Sine sweep magnitude responses of [0/90]_S plate at varying g-loading conditions

11.4 Conclusions

The results of these experiments demonstrated the usefulness of examining the dynamic response of bi-stable composite plates. The analytical model was capable of predicting generalized behavior of the natural frequencies of the composite plates. However, more analysis should be done to assess whether the differences were attributable to improper testing environment procedures or whether the model must be refined. Moreover, the model does not yet predict the buckled behavior of the plates, which is necessary to predict the minimum g-loading.

The dynamic testing results showed that natural frequencies found for flat-plate, non-buckled configurations closely matched those obtained with the laser vibrometer. When moved to the post-buckled configuration, the resonant frequencies of the plates shifted downwards. As increased g-loading was applied, the snap-through behavior was observed. By incrementally increasing the loading about the fundamental frequency, the region of frequencies in which the snap-through behavior occurred also increased. Determining the minimum energy required for snap-through yielded two results.
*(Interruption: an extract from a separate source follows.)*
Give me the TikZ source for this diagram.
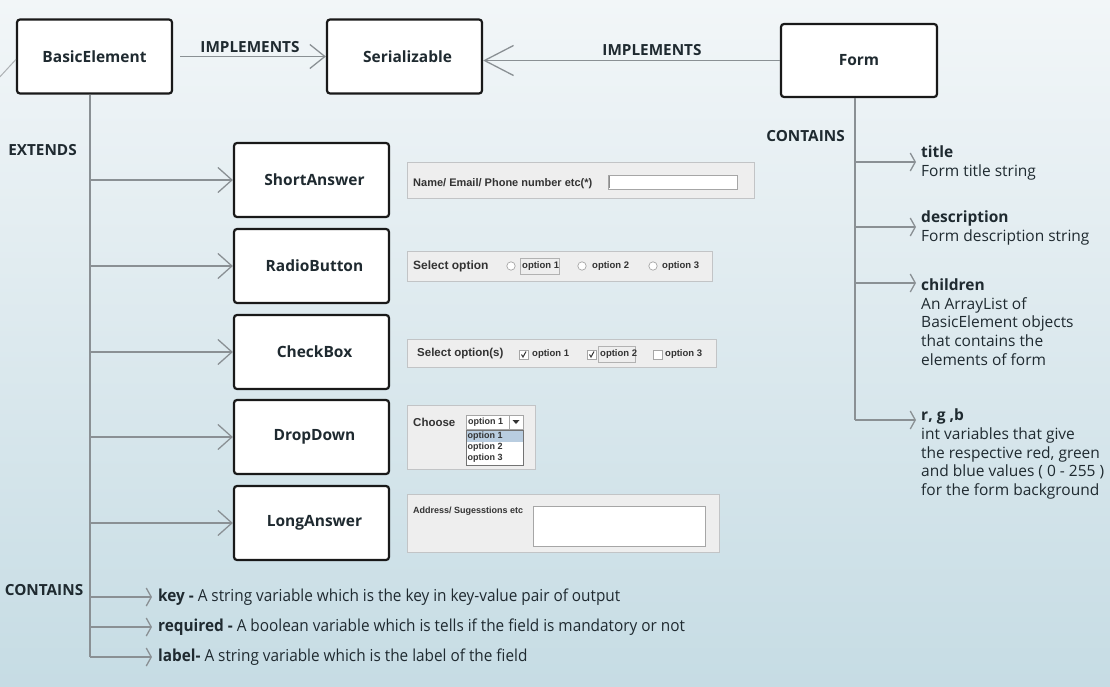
\documentclass[tikz,border=0pt]{standalone}
\usepackage{fontspec}
\setmainfont{Open Sans}
\newfontfamily\condfont[FakeStretch=0.93]{Open Sans}
\newfontfamily\swfont{Liberation Sans}
\usetikzlibrary{arrows.meta}
\definecolor{bgtop}{HTML}{F2F6F8}
\definecolor{bgbot}{HTML}{C6DCE4}
\definecolor{ink}{HTML}{1F2A30}
\definecolor{connc}{HTML}{8A9094}
\definecolor{panelc}{HTML}{EEEEEE}
\definecolor{panelb}{HTML}{C2C4C6}
\definecolor{swink}{HTML}{333333}
\definecolor{selc}{HTML}{B9CDE0}
\tikzset{
  classbox/.style={draw=black!90, line width=2.2pt, fill=white, rounded corners=3pt,
    minimum width=155pt, minimum height=74pt, inner sep=0pt, text=ink,
    font=\bfseries\fontsize{15.5}{18}\selectfont},
  lbl/.style={text=ink, inner sep=0pt, font=\bfseries\fontsize{15.3}{18}\selectfont},
  conn/.style={draw=connc, line width=1.3pt},
  bigbarb/.style={-{Straight Barb[length=15pt,width=24pt]}},
  hugebarb/.style={-{Straight Barb[length=29pt,width=30pt]}},
  midbarb/.style={-{Straight Barb[length=14pt,width=25pt]}},
  smallbarb/.style={-{Straight Barb[length=5pt,width=18pt]}},
  desc/.style={text=ink, inner sep=0pt, anchor=west, align=left,
    font=\fontsize{15.5}{18.8}\selectfont},
  bdesc/.style={text=ink, inner sep=0pt, anchor=west,
    font=\condfont\fontsize{16.5}{19}\selectfont},
  panel/.style={fill=panelc, draw=panelb, line width=0.9pt},
  wt/.style={text=swink, inner sep=0pt, anchor=west, font=\swfont\bfseries\fontsize{#1}{#1}\selectfont},
  field/.style={fill=white, draw=gray!70, line width=0.8pt},
}
\begin{document}
\begin{tikzpicture}[x=1pt,y=-1pt]
\useasboundingbox (0,0) rectangle (1110,687);
\fill[top color=bgtop, bottom color=bgbot] (0,0) rectangle (1110,687);

% class boxes
\node[classbox] (basic) at (94.5,56.5) {BasicElement};
\node[classbox] (ser) at (404.5,56.5) {\hspace*{6pt}Serializable};
\node[classbox, minimum width=156pt, minimum height=73pt] (form) at (859,60.5) {Form};

\node[classbox] (short) at (311.5,180) {\hspace*{6pt}ShortAnswer};
\node[classbox] (radio) at (311.5,266) {\hspace*{6pt}RadioButton};
\node[classbox] (check) at (311.5,352) {\hspace*{6pt}CheckBox};
\node[classbox] (drop)  at (311.5,437) {\hspace*{6pt}DropDown};
\node[classbox] (long)  at (311.5,523) {\hspace*{6pt}LongAnswer};

% implements
\draw[conn, bigbarb] ([xshift=7pt]basic.east) -- (ser.west);
\node[lbl] (impl1) at (250,47) {IMPLEMENTS};
\draw[conn, hugebarb] (form.west) -- (ser.east |- form.west);
\node[lbl] (impl2) at (652,50) {IMPLEMENTS};

% faint incoming line at left edge
\coordinate (offl) at (-3,80);
\draw[draw=connc!70, line width=1pt] (offl) -- ([yshift=-3pt]basic.west);

% extends trunk
\node[lbl] (ext) at (42.5,150) {EXTENDS};
\coordinate (tend) at (90,657);
\draw[conn] (basic.south -| tend) -- (tend);
\foreach \n/\y in {short/180,radio/266,check/352,drop/437,long/523}{
  \coordinate (b\n) at (90,\y);
  \draw[conn, midbarb] (b\n) -- (\n.west);
}

% basic element contains
\node[lbl] (cont1) at (44,590) {CONTAINS};
\foreach \n/\y in {k/597,r/627,l/657}{
  \coordinate (c\n) at (90,\y);
  \coordinate (e\n) at (152,\y);
  \draw[conn, smallbarb] (c\n) -- (e\n);
}
\node[bdesc] (tkey) at (158,597) {\textbf{key -} A string variable which is the key in key-value pair of output};
\node[bdesc] (treq) at (158,627) {\textbf{required -} A boolean variable which is tells if the field is mandatory or not};
\node[bdesc] (tlab) at (158,657) {\textbf{label-} A string variable which is the label of the field};

% form contains
\node[lbl] (cont2) at (805.5,136) {CONTAINS};
\coordinate (fend) at (855,420);
\draw[conn] (form.south -| fend) -- (fend);
\foreach \n/\y in {a/162,b/227,c/283,d/420}{
  \coordinate (f\n) at (855,\y);
  \coordinate (g\n) at (916,\y);
  \draw[conn, smallbarb] (f\n) -- (g\n);
}
\node[desc] (ttitle) at (921,163) {\textbf{title}\\Form title string};
\node[desc] (tdesc) at (921,228) {\textbf{description}\\Form description string};
\node[desc] (tchild) at (921,322) {\textbf{children}\\An ArrayList of\\BasicElement objects\\that contains the\\elements of form};
\node[desc] (trgb) at (921,454) {\textbf{r, g ,b}\\int variables that give\\the respective red, green\\and blue values ( 0 - 255 )\\for the form background};

% ---- widget 1: short answer
\draw[panel] (407,162) rectangle (754,198);
\node[wt=11] at (413,183.5) {Name/ Email/ Phone number etc(*)};
\draw[field] (608,175) rectangle (737,189);
\draw[gray!90, line width=1pt] (609,176) -- (609,188);

% ---- widget 2: radio
\draw[panel] (407,251) rectangle (712,281);
\node[wt=12] at (413,266) {Select option};
\foreach \x in {511,582,653}{
  \draw[fill=white, draw=gray!70, line width=0.7pt] (\x,266) circle (4.2);
}
\draw[draw=gray!60, line width=0.7pt] (520,258) rectangle (559,274);
\node[wt=9.5] at (522,266.5) {option 1};
\node[wt=9.5] at (592,266.5) {option 2};
\node[wt=9.5] at (662,266.5) {option 3};

% ---- widget 3: checkbox
\draw[panel] (407,339) rectangle (716,367);
\node[wt=11.5] at (417,354) {Select option(s)};
\foreach \x in {519,587,653}{
  \draw[fill=white, draw=gray!70, line width=0.7pt] (\x,350) rectangle (\x+9,359);
}
\foreach \x in {519,587}{
  \draw[swink, line width=1pt] (\x+2.5,354.5) -- (\x+4,357) -- (\x+7,351.5);
}
\draw[draw=gray!60, line width=0.7pt] (598,346) rectangle (635,362);
\node[wt=9.5] at (532,354.5) {option 1};
\node[wt=9.5] at (600,354.5) {option 2};
\node[wt=9.5] at (665,354.5) {option 3};

% ---- widget 4: dropdown
\draw[panel] (407,405) rectangle (535,469);
\node[wt=11.5] at (413,422) {Choose};
\draw[field] (466,415) rectangle (523,429);
\draw[gray!70, line width=0.7pt] (509,415) -- (509,429);
\fill[swink] (512.5,420) -- (519.5,420) -- (516,424) -- cycle;
\node[wt=9] at (468,422.5) {option 1};
\draw[fill=white, draw=gray!90!black, line width=0.9pt] (466,430) rectangle (523,465);
\fill[selc] (466.5,430.5) rectangle (522.5,441.5);
\node[wt=9] at (467.5,436.5) {option 1};
\node[wt=9] at (467.5,447.5) {option 2};
\node[wt=9] at (467.5,458.5) {option 3};

% ---- widget 5: long answer
\draw[panel] (407,494) rectangle (719,552);
\node[wt=9] at (413,511) {Address/ Sugesstions etc};
\draw[field] (533,506) rectangle (705,546);
\end{tikzpicture}
\end{document}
There was a minimum g-loading associated with maintaining snap-through behavior and a higher g-loading associated with causing snap-through behavior. Future analysis should focus more on the greater loads needed to initiate snap-through, as this is the primary concern for hypersonic applications. In our case analysis, both of the minimum loading conditions associated with causing snap-through behavior occurred at 2.19 g.